2 Delicious Desserts
Grant first came across a gravestone recipe when she saw a photograph of the last resting place of Naomi Miller-Dawson, who had a recipe for “Spritz Cookies” on her headstone. She started posting videos of herself making the gravestone recipes on TikTok channel @ghostlyarchive.
According to Grant, all have been by women, and all but one of the recipes (Red Lantern Cheese Dip, by Debra Ann Nelson) were desserts. “Just a few weeks ago, a woman reached out and her mother has a savory cheese dip recipe on her gravestone, which is so good,” Grant says.
3 Poetry Or Pie?
Washington public policy consultant Charlie McBride’s mother O’Neal Bogan “Peony” Watson died in 2005. While considering what to have on the headstone, McBride and his two daughters discussed what she would have liked best.

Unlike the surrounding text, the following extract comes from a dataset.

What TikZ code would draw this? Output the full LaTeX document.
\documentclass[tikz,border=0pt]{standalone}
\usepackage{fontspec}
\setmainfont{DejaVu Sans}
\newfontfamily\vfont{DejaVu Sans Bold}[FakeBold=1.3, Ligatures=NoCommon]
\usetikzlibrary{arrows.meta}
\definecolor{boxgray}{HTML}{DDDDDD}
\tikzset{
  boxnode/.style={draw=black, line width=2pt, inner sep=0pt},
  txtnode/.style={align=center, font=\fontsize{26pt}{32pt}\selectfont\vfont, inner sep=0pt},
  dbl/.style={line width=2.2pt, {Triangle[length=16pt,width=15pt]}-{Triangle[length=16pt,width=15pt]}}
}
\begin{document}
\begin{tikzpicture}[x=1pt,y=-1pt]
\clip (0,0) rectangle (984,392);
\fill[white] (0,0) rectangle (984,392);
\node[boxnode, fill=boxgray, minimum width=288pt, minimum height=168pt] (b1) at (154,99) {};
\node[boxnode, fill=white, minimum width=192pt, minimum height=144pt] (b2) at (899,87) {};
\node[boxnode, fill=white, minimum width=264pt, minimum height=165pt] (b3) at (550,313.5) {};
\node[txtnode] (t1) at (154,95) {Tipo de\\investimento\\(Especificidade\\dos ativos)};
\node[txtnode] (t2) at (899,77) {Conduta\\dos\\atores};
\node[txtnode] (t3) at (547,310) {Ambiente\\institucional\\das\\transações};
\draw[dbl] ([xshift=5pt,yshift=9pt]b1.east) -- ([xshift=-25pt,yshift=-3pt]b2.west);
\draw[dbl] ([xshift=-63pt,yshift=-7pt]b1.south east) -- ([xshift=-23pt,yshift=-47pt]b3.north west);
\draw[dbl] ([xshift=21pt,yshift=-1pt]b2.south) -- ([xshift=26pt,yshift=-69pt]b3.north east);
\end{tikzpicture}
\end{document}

“Mom said maybe she wanted a little verse,” McBride mused. A funeral director who knew McBride’s late mother offered a better idea for the headstone. “He said, ‘Why don’t you put O’Neal’s Peach Cobbler Recipe on the tombstone?’” McBride says. “My daughters and I thought that was a smashing idea and we did.”
4 Learning to Bake
Grant says she has learned lots of bakery skills from trying out the recipes. “I think the spritz cookie is my favorite one to make,” Grant says. “They’re very pretty. They’re these cute little butter cookies… “I didn’t know what a spritz cookie was at first, so I cooked it kind of like a sugar cookie,” Grant says.
“People were recommending different ways to make the cookies, so I read through all the comments to understand how to make the cookies correctly and made it again and again.”
5 Live Forever
Grant points out that food and cooking are something very close to people’s hearts. “People will comment what they would want to put on their gravestone if they had to pick a recipe, or some people say things like, ‘Oh, snickerdoodles, my mom made it this way.’ And so there’s just this whole nostalgic connection, which has been really cool,” Grant says.
“When we’re in mourning, food is very comforting to us. These recipes feel like a more tactile, all-senses-included way to remember someone rather than only using your memory. But when you’re eating grandma’s special cake or cookie or whatever it is, you feel a little bit more connected to her.”